Answer Block
An analysis of The Second Coming by W.B. Yeats focuses on how the poem’s form, symbolism, and historical context work together to convey its message about societal upheaval. Yeats wrote the poem during a period of global violence and political unrest, which directly shapes its bleak, apocalyptic tone. The poem’s most recognizable symbols draw on Christian eschatology but subvert traditional ideas of redemption.
Next step: Jot down three words that come to mind when you read the poem’s title, then cross-reference them with the symbols listed later in this guide to spot gaps in your initial interpretation.
Key Takeaways
- The poem’s loose blank verse structure and lack of a regular rhyme scheme mirror the chaotic, unmoored state of the world it describes.
- Core themes include societal collapse, the failure of traditional authority, and the uncertainty of post-war global order.
- The poem’s central symbol of the rough beast does not represent a traditional Christian anti-Christ, but an entirely new, unknowable form of social organization.
- Yeats’ personal theory of historical cycles, which describes eras rising and falling every 2,000 years, underpins the poem’s narrative of a coming era shift.
20-Minute Plan and 60-Minute Plan
20-minute plan (last-minute class prep)
- Read the poem once, and highlight two images that feel most unsettling to you.

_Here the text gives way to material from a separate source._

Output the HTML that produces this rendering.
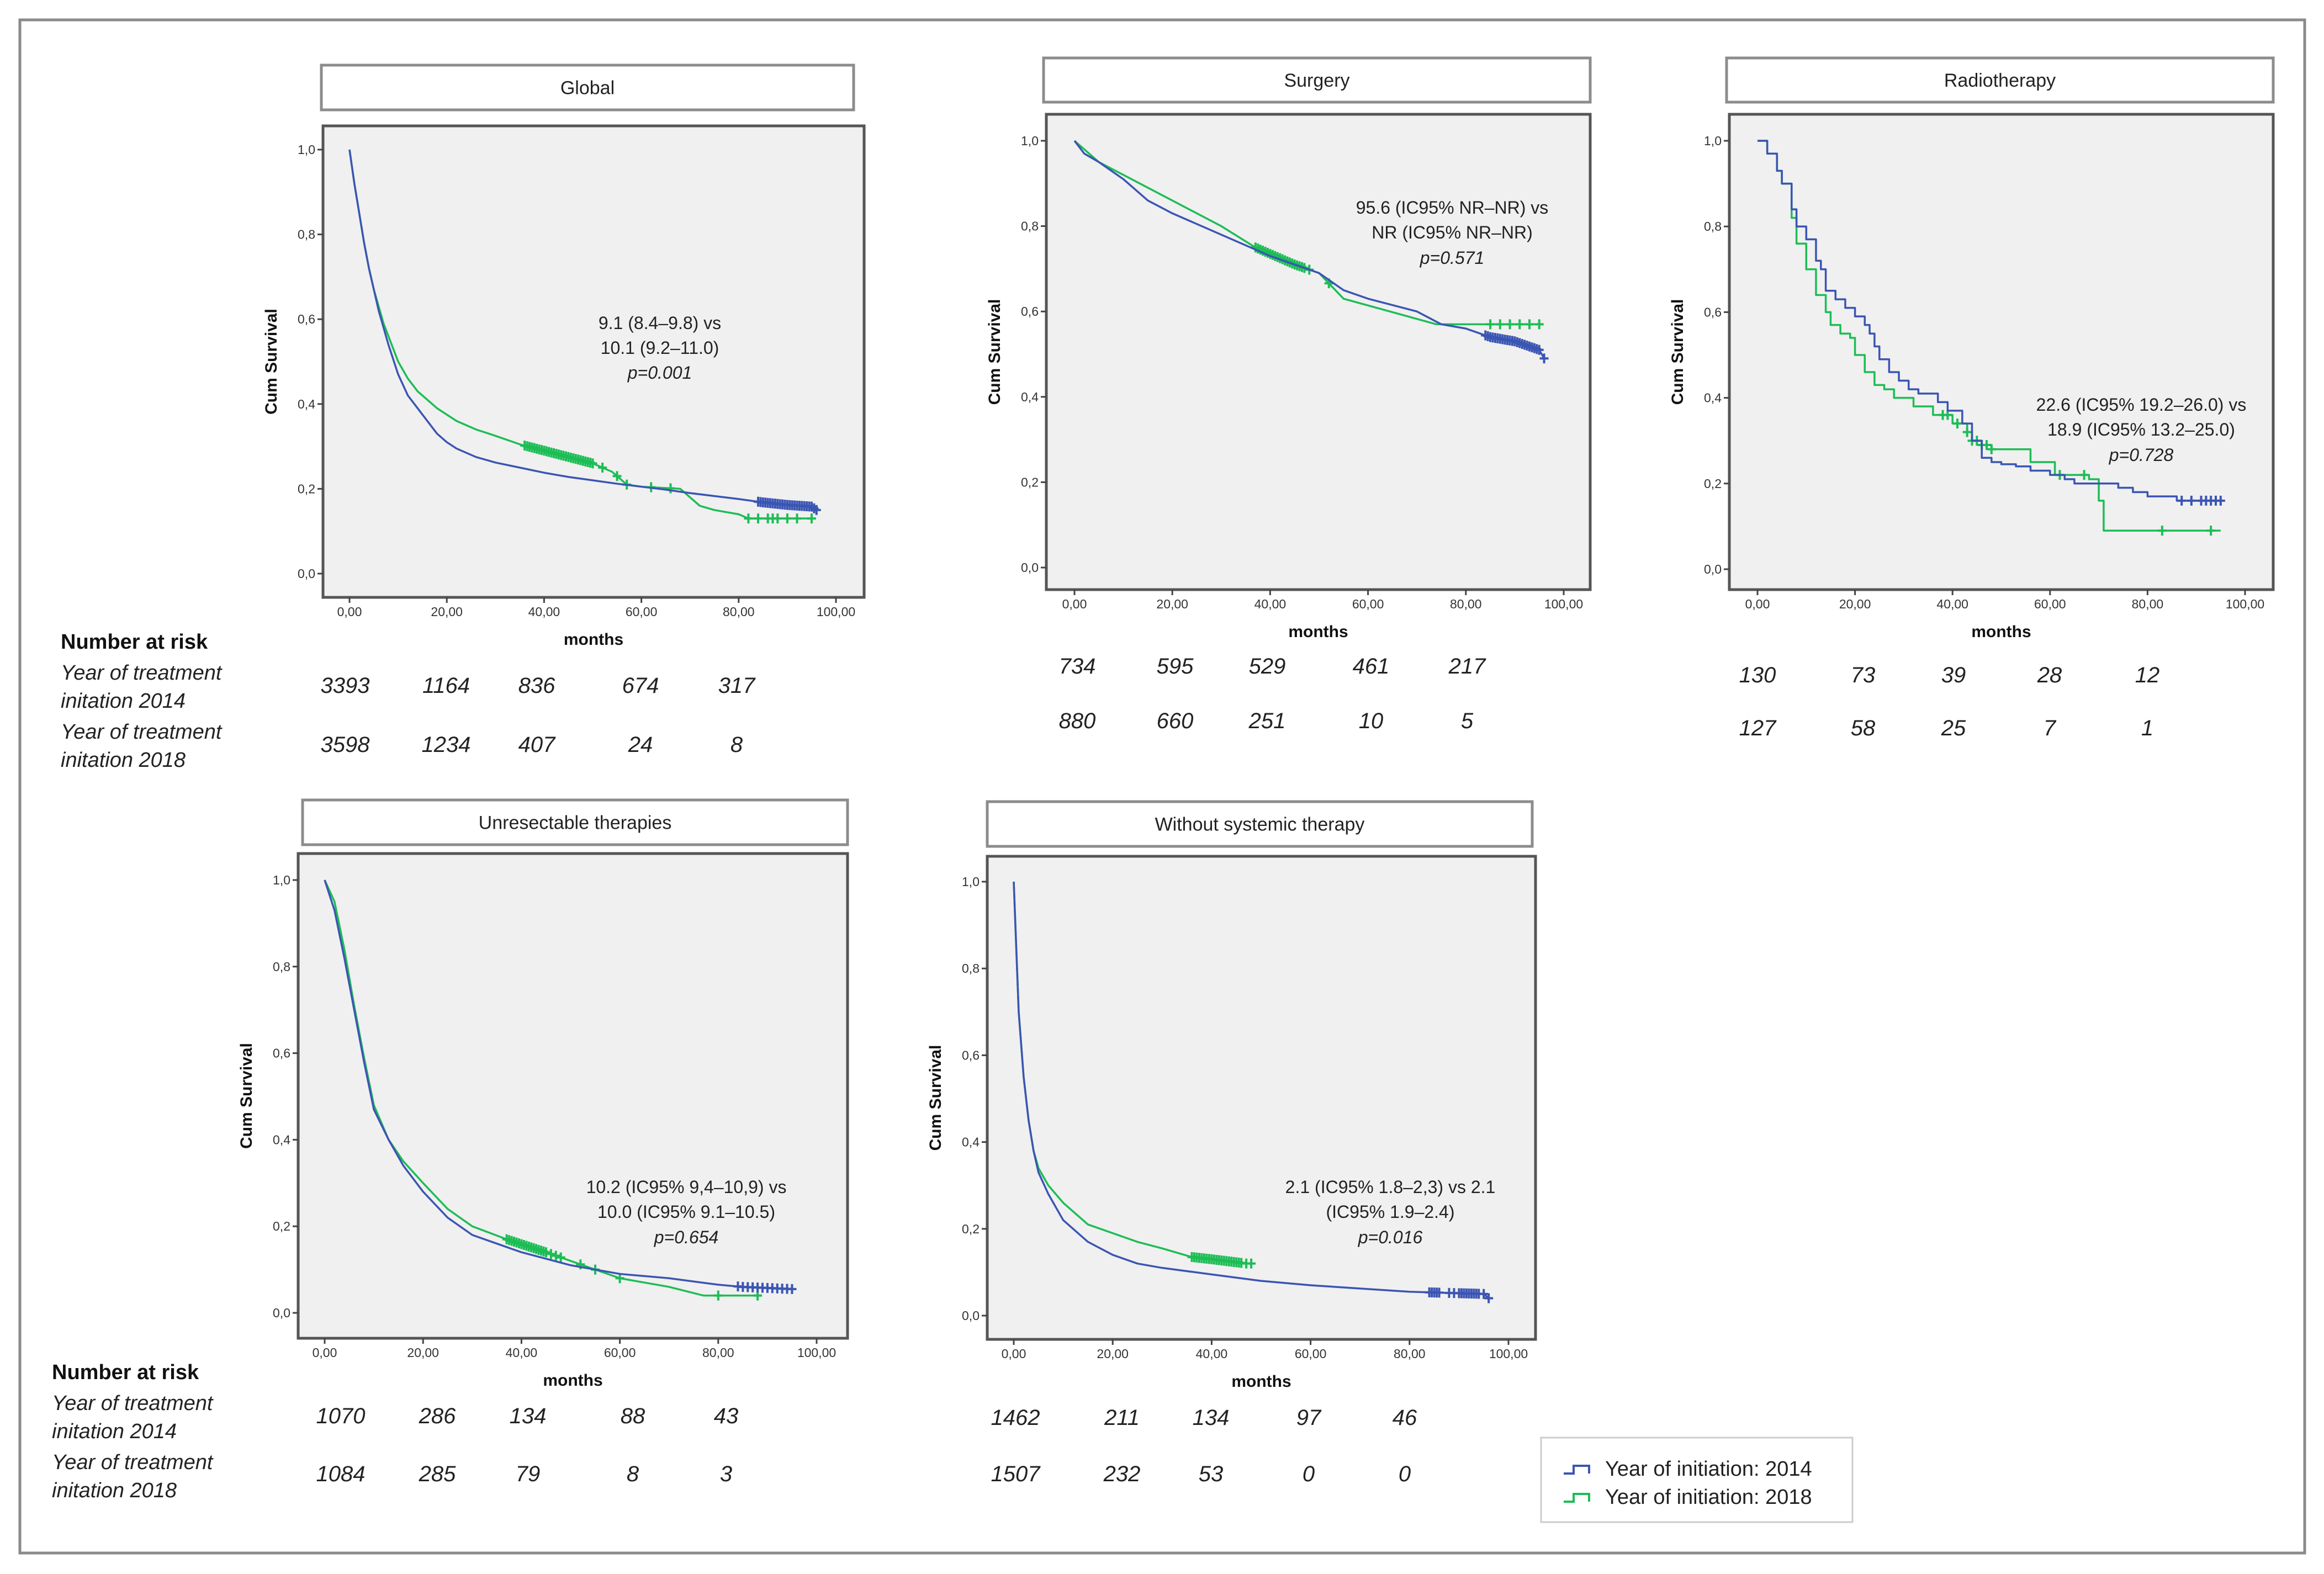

- Review the key takeaways above, and connect each highlighted image to one core theme.
- Write down one short question about a symbol you don’t understand to bring to class discussion.
60-minute plan (essay or exam prep)
- Read the poem twice, marking instances where the rhythm shifts or lines feel intentionally choppy.
- Look up two key historical events from 1918-1919, and note how each might have shaped Yeats’ sense of societal collapse.
- Outline one body paragraph that connects a specific image from the poem to one historical event you researched.
- Take the self-test in the exam kit below, and grade your responses using the rubric block criteria.
3-Step Study Plan
1. Context Review
Action: Research the immediate post-WWI context and Yeats’ personal views on historical cycles, taking 2-3 bullet point notes on each.
Output: A 5-sentence context blurb you can attach to any essay or short response about the poem.
2. Symbol Tracking
Action: List every major image from the poem, and write one 1-sentence interpretation for each based on class discussion and your own reading.
Output: A symbol reference sheet you can use for open-book quizzes and essay drafting.
3. Form Analysis
Action: Count the number of stresses per line, and note where the meter deviates from standard iambic pentameter.
Output: A 3-sentence analysis of how the poem’s form supports its thematic content, ready to insert into a longer essay.